Уехав на Запад, Бродский стал университетским профессором. На Западе поэты преподают, занимаются бизнесом, служат, как, например, превосходный английский поэт Ф. Ларкин, в библиотеке и т.д. Стихи там пишут в свободное от работы время.
Есть поэты с биографией (Пушкин, Лермонтов, Байрон...) и поэты бед биографии (Тютчев, Фет, Китс...). Бродский, конечно, принадлежит к первой группе. Он сам ее делал, и ему помогали делать ее. “Какую биографию делают нашему рыжему”, — сказала Ахматова по поводу суда и ссылки.
Но за границей, в конце восьмидесятых, он уже устал от биографии. Ему надоели разговоры о его героической судьбе, он жаловался мне в мае 1988 года на одного человека, когда-то принявшего большое участие в его судьбе, но теперь, как считал Бродский, эксплуатировавшего этот эпизод в своих целях.
В том же 1988 году он писал в своей статье, а то, что она посвящена моей скромной персоне, в данном случае характерно: “Поэтическими биографиями, преимущественно трагического свойства, мы прямо-таки развращены, в этом столетии в особенности. Между тем биография, даже чрезвычайно насыщенная захватывающими воображение событиями, к литературе имеет отношение чрезвычайно отдаленное... Можно отсидеть двадцать лет в лагере или пережить Хиросиму и не написать ни строчки, и можно, не обладая никаким опытом, кроме мимолетной влюбленности, написать “Я помню чудное мгновенье”.
Ту же мысль он повторил в 1994 году.
По-видимому, следует сказать так: всякая схема условна, вещам и явлениям свойственно меняться местами, поэт “с биографией” по ходу жизни может перейти на противоположные позиции и стать поэтом “без биографии”. И наоборот. Такова, например, судьба Мандельштама: вот кто вовсе не рассчитывал обзавестись биографией. В отличие от многих своих современников, он не претендовал на нее, не пестовал в стихах лирического героя (биография и лирический герой — вещи взаимосвязанные). От судьбы и биографии, — скажем, перефразировав пословицу, — не зарекайся.
...Он вернулся из Архангельской области в Ленинград, — и мы встречались то в гостях, то на улице, но чаще всего — у него дома. Я приходил к нему на Литейный, в его “полторы комнаты”, он садился за стол с пишущей машинкой, из которой всегда торчал листок бумаги с недопечатанным текстом, и читал мне свои “стишки”. Это слово, заимствованное нами у Мандельштама, к его стихам все-таки не очень подходило: то был иной принцип писания стихов, иная установка, иные представления о поэтических задачах. Основу его стихотворного свода составляют большие вещи, стихов на сто, а то и двести: таковы “Новые стансы к Августе”, “Два часа в резервуаре”, “Прощайте, мадмуазель Вероника”, “Речь о пролитом молоке”, “Посвящается Ялте” и т.д. — прекрасные стихи, не похожие ни на какие другие в русской поэзии.
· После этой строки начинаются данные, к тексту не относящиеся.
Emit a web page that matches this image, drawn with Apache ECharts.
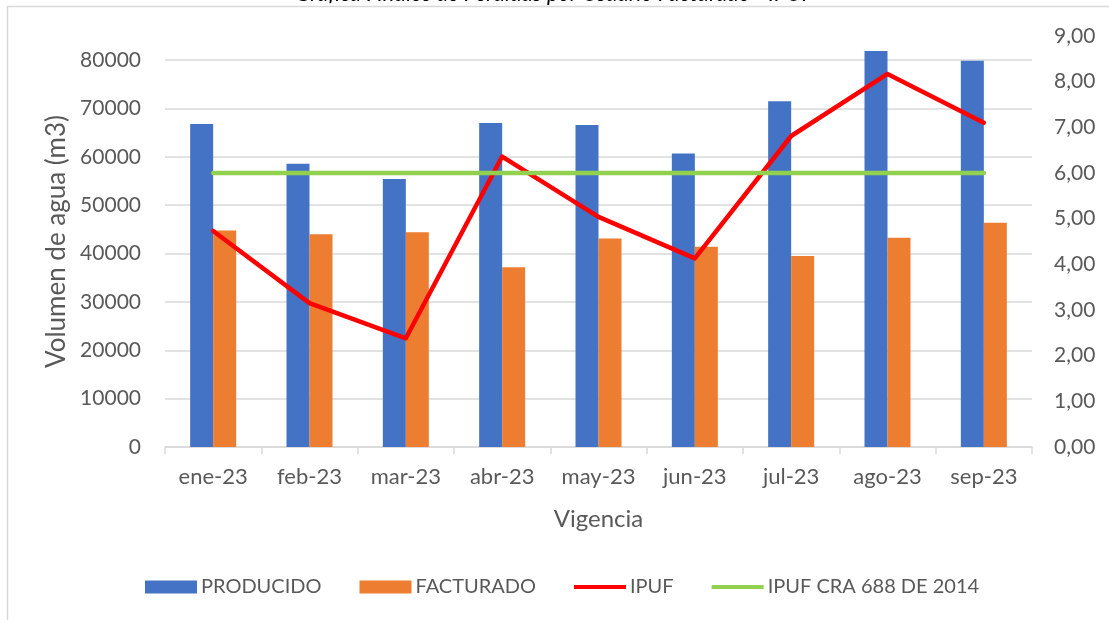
<!DOCTYPE html>
<html>
<head>
<meta charset="utf-8">
<script src="https://cdn.jsdelivr.net/npm/echarts@6/dist/echarts.min.js"></script>
<style>
  html, body { margin: 0; padding: 0; background: #fff; }
  #chart { width: 1109px; height: 620px; }
</style>
</head>
<body>
<div id="chart"></div>
<script>
// datos
const meses = ['ene-23', 'feb-23', 'mar-23', 'abr-23', 'may-23', 'jun-23', 'jul-23', 'ago-23', 'sep-23']
const producido = [66800, 58600, 55400, 67000, 66600, 60700, 71500, 81900, 79900]
const facturado = [44800, 44000, 44400, 37200, 43100, 41400, 39500, 43300, 46400]
const ipuf = [4.73, 3.15, 2.38, 6.36, 5.04, 4.13, 6.81, 8.17, 7.10]
const ipufCra = [6, 6, 6, 6, 6, 6, 6, 6, 6]

const font = 'Lato'
const gris = '#595959'
// icono de linea para la leyenda (el M de arriba y abajo fija la caja)
const iconoLinea = 'path://M0,0 M0,4.5 L52,4.5 L52,8.5 L0,8.5 Z M0,13'

let chart = echarts.init(document.getElementById('chart'))

chart.setOption({
  animation: false,
  textStyle: { fontFamily: font },
  title: {
    text: 'Gráfica : Índice de Pérdidas por Usuario Facturado - IPUF',
    left: 'center',
    top: -22,
    textStyle: { fontFamily: font, fontStyle: 'italic', fontWeight: 'normal', fontSize: 22, color: '#000' },
  },
  graphic: [
    {
      type: 'rect',
      shape: { x: 7.5, y: 6.5, width: 1200, height: 700 },
      style: { fill: 'none', stroke: '#d9d9d9', lineWidth: 1.5 },
      z: -1,
    },
  ],
  grid: {
    left: 165,
    right: 77,
    top: 36,
    bottom: 173,
  },
  legend: {
    bottom: 18,
    left: 140,
    itemWidth: 52,
    itemHeight: 13,
    itemGap: 38,
    textStyle: { fontFamily: font, fontSize: 20, color: gris, padding: [0, 0, 0, -1] },
    data: [
      { name: 'PRODUCIDO', icon: 'rect' },
      { name: 'FACTURADO', icon: 'rect' },
      { name: 'IPUF', icon: iconoLinea },
      { name: 'IPUF CRA 688 DE 2014', icon: iconoLinea },
    ],
  },
  xAxis: {
    type: 'category',
    data: meses,
    name: 'Vigencia',
    nameLocation: 'middle',
    nameGap: 60,
    nameTextStyle: { fontFamily: font, fontSize: 24, color: gris },
    axisLine: { lineStyle: { color: '#d9d9d9', width: 1.5 } },
    axisTick: { show: true, length: 7, lineStyle: { color: '#d9d9d9', width: 1.5 } },
    axisLabel: { fontFamily: font, fontSize: 22, color: gris, margin: 19 },
  },
  yAxis: [
    {
      type: 'value',
      min: 0,
      max: 85000,
      interval: 10000,
      name: 'Volumen de agua (m3)',
      nameLocation: 'middle',
      nameGap: 93,
      nameTextStyle: { fontFamily: font, fontSize: 26, color: gris },
      axisLine: { show: false },
      axisTick: { show: false },
      axisLabel: {
        fontFamily: font,
        fontSize: 21,
        color: gris,
        margin: 24,
        showMaxLabel: false,
        formatter: (v) => String(v),
      },
      splitLine: { showMaxLine: false, lineStyle: { color: '#d9d9d9', width: 1.5 } },
    },
    {
      type: 'value',
      min: 0,
      max: 9,
      interval: 1,
      axisLine: { show: false },
      axisTick: { show: false },
      splitLine: { show: false },
      axisLabel: {
        fontFamily: font,
        fontSize: 21,
        color: gris,
        margin: 22,
        formatter: (v) => v.toFixed(2).replace('.', ','),
      },
    },
  ],
  series: [
    {
      name: 'PRODUCIDO',
      type: 'bar',
      data: producido,
      barWidth: 23,
      barGap: '0%',
      itemStyle: { color: '#4472C4' },
    },
    {
      name: 'FACTURADO',
      type: 'bar',
      data: facturado,
      barWidth: 23,
      barGap: '0%',
      itemStyle: { color: '#ED7D31' },
    },
    {
      name: 'IPUF',
      type: 'line',
      yAxisIndex: 1,
      data: ipuf,
      symbol: 'none',
      itemStyle: { color: '#FF0000' },
      lineStyle: { color: '#FF0000', width: 4.5, cap: 'round', join: 'round' },
      z: 3,
    },
    {
      name: 'IPUF CRA 688 DE 2014',
      type: 'line',
      yAxisIndex: 1,
      data: ipufCra,
      symbol: 'none',
      itemStyle: { color: '#92D050' },
      lineStyle: { color: '#92D050', width: 4.5, cap: 'round' },
      z: 4,
    },
  ],
})
</script>
</body>
</html>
Здесь я позволю себе привести отрывок из моей статьи, написанной в 1987 году, предназначавшейся для “Нового мира”, но опубликованной во втором номере “Невы” за 1988 год, — то была едва ли не первая статья о нем, напечатанная в нашей официальной прессе: “Поражает поэтическая мощь в сочетании с дивной изощренностью, замечательной виртуозностью. Поэзия не стоит на месте, растет, требует от поэта открытий. В ней идет борьба за новую стиховую речь. Сложнейшие речевые конструкции, разветвленный синтаксис, причудливые фразовые периоды опираются у Бродского на стиховую музыку, поддержаны ею. Не вялотекущий лиризм, а высокая лирическая волна, огромная лирическая масса под большим напором. На своем пути она захватывает самые неожиданные темы и лексические пласты.
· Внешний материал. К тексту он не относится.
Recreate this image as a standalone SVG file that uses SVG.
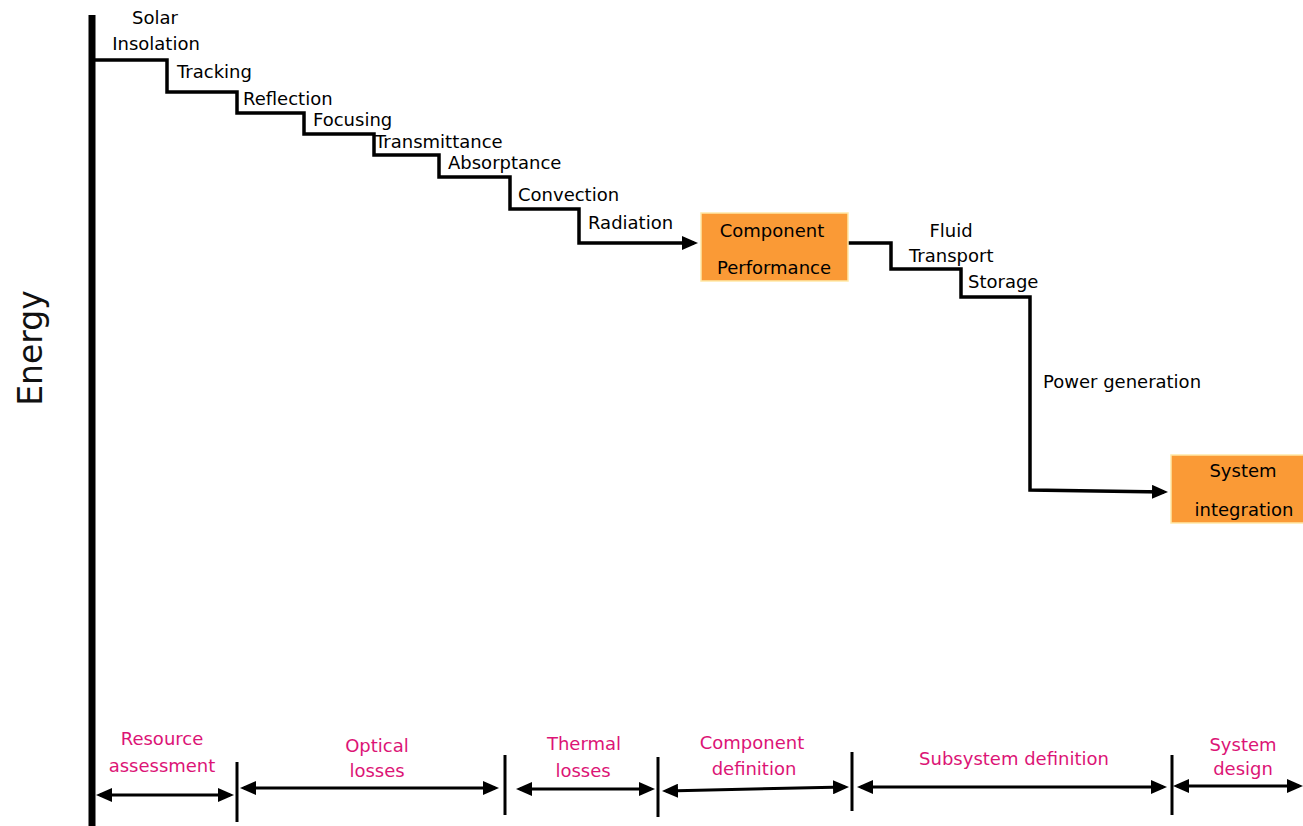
<svg xmlns="http://www.w3.org/2000/svg" width="1303" height="826" viewBox="0 0 1303 826">
<style>
.lbl{font-family:"DejaVu Sans",Verdana,sans-serif;font-size:18px;fill:#000}
.pk{font-family:"DejaVu Sans",Verdana,sans-serif;font-size:18px;fill:#DC1476;text-anchor:middle}
.box{fill:#FA9A36;stroke:#FFE9A8;stroke-width:1.5}
.bx{font-family:"DejaVu Sans",Verdana,sans-serif;font-size:18px;fill:#000;text-anchor:middle}
.stair{fill:none;stroke:#000;stroke-width:3.5;stroke-linejoin:miter}
.dim{fill:none;stroke:#000;stroke-width:3}
.div{stroke:#000;stroke-width:3}
</style>
<defs>
<marker id="ah" viewBox="0 0 16 14" refX="12" refY="7" markerWidth="16" markerHeight="14" markerUnits="userSpaceOnUse" orient="auto-start-reverse">
<path d="M0,0 L16,7 L0,14 z" fill="#000"/>
</marker>
</defs>
<rect width="1303" height="826" fill="#fff"/>
<g id="axis">
<line x1="92" y1="15" x2="92" y2="826" stroke="#000" stroke-width="7"/>
<text transform="translate(42,348) rotate(-90)" font-family="DejaVu Sans, Verdana, sans-serif" font-size="33" fill="#111" text-anchor="middle">Energy</text>
</g>
<g id="connectors">
<path class="stair" d="M95,60 H167 V92 H237 V113 H304 V134 H374 V155 H439 V177 H510 V209 H579 V243 H694" marker-end="url(#ah)"/>
<path class="stair" d="M848,243 H891 V269 H961 V297 H1030 V490 L1164,492" marker-end="url(#ah)"/>
<line class="div" x1="237" y1="762" x2="237" y2="822"/>
<line class="div" x1="505" y1="755" x2="505" y2="815"/>
<line class="div" x1="658" y1="757" x2="658" y2="817"/>
<line class="div" x1="852" y1="752" x2="852" y2="811"/>
<line class="div" x1="1172" y1="755" x2="1172" y2="815"/>
<line class="dim" x1="100" y1="795" x2="230" y2="795" marker-start="url(#ah)" marker-end="url(#ah)"/>
<line class="dim" x1="244" y1="788" x2="495" y2="788" marker-start="url(#ah)" marker-end="url(#ah)"/>
<line class="dim" x1="520" y1="789" x2="651" y2="789" marker-start="url(#ah)" marker-end="url(#ah)"/>
<line class="dim" x1="666" y1="791" x2="845" y2="787" marker-start="url(#ah)" marker-end="url(#ah)"/>
<line class="dim" x1="861" y1="787" x2="1163" y2="787" marker-start="url(#ah)" marker-end="url(#ah)"/>
<line class="dim" x1="1177" y1="786" x2="1299" y2="786" marker-start="url(#ah)" marker-end="url(#ah)"/>
</g>
<g id="step-labels">
<text class="lbl" x="155" y="24" text-anchor="middle">Solar</text>
<text class="lbl" x="156" y="50" text-anchor="middle">Insolation</text>
<text class="lbl" x="177" y="78">Tracking</text>
<text class="lbl" x="243" y="105">Reflection</text>
<text class="lbl" x="313" y="126">Focusing</text>
<text class="lbl" x="375" y="148">Transmittance</text>
<text class="lbl" x="448" y="169">Absorptance</text>
<text class="lbl" x="518" y="201">Convection</text>
<text class="lbl" x="588" y="229">Radiation</text>
<text class="lbl" x="951" y="237" text-anchor="middle">Fluid</text>
<text class="lbl" x="909" y="262">Transport</text>
<text class="lbl" x="968" y="288">Storage</text>
<text class="lbl" x="1043" y="388">Power generation</text>
</g>
<g id="component-performance">
<rect class="box" x="701" y="213" width="147" height="68"/>
<text class="bx" x="772" y="237">Component</text>
<text class="bx" x="774" y="274">Performance</text>
</g>
<g id="system-integration">
<rect class="box" x="1171" y="455" width="140" height="68"/>
<text class="bx" x="1243" y="477">System</text>
<text class="bx" x="1244" y="516">integration</text>
</g>
<g id="phase-labels">
<text class="pk" x="162" y="745">Resource</text>
<text class="pk" x="162" y="772">assessment</text>
<text class="pk" x="377" y="752">Optical</text>
<text class="pk" x="377" y="777">losses</text>
<text class="pk" x="584" y="750">Thermal</text>
<text class="pk" x="583" y="777">losses</text>
<text class="pk" x="752" y="749">Component</text>
<text class="pk" x="754" y="775">definition</text>
<text class="pk" x="1014" y="765">Subsystem definition</text>
<text class="pk" x="1243" y="751">System</text>
<text class="pk" x="1243" y="775">design</text>
</g>
</svg>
Поэт, по Бродскому, — человек, противостоящий “толпе” и мирозданью. В поэзии Бродского просматривается лирический герой, читатель следит за его судьбой, любуется им и ужасается тому, что с ним происходит. С этим, как всегда, связано представление о ценностях:
они усматриваются не в жизни, а может быть, в душе поэта. С земными ценностями дело обстоит неважно. Бродский — наследник байронического сознания. Любимый его поэт в XX веке — не Анненский, не Мандельштам, а Цветаева! Но конечно же брал он уроки у многих, в том числе — у Пастернака”. К последней фразе сделаю сегодняшнее пояснение: евангельские стихи Бродского, библейские и евангельские мотивы у него связаны прежде всего со “Стихами из романа” (“Рождественская звезда”, “Чудо”, “Гефсиманский сад”), которые произвели на нас в юности неизгладимое впечатление.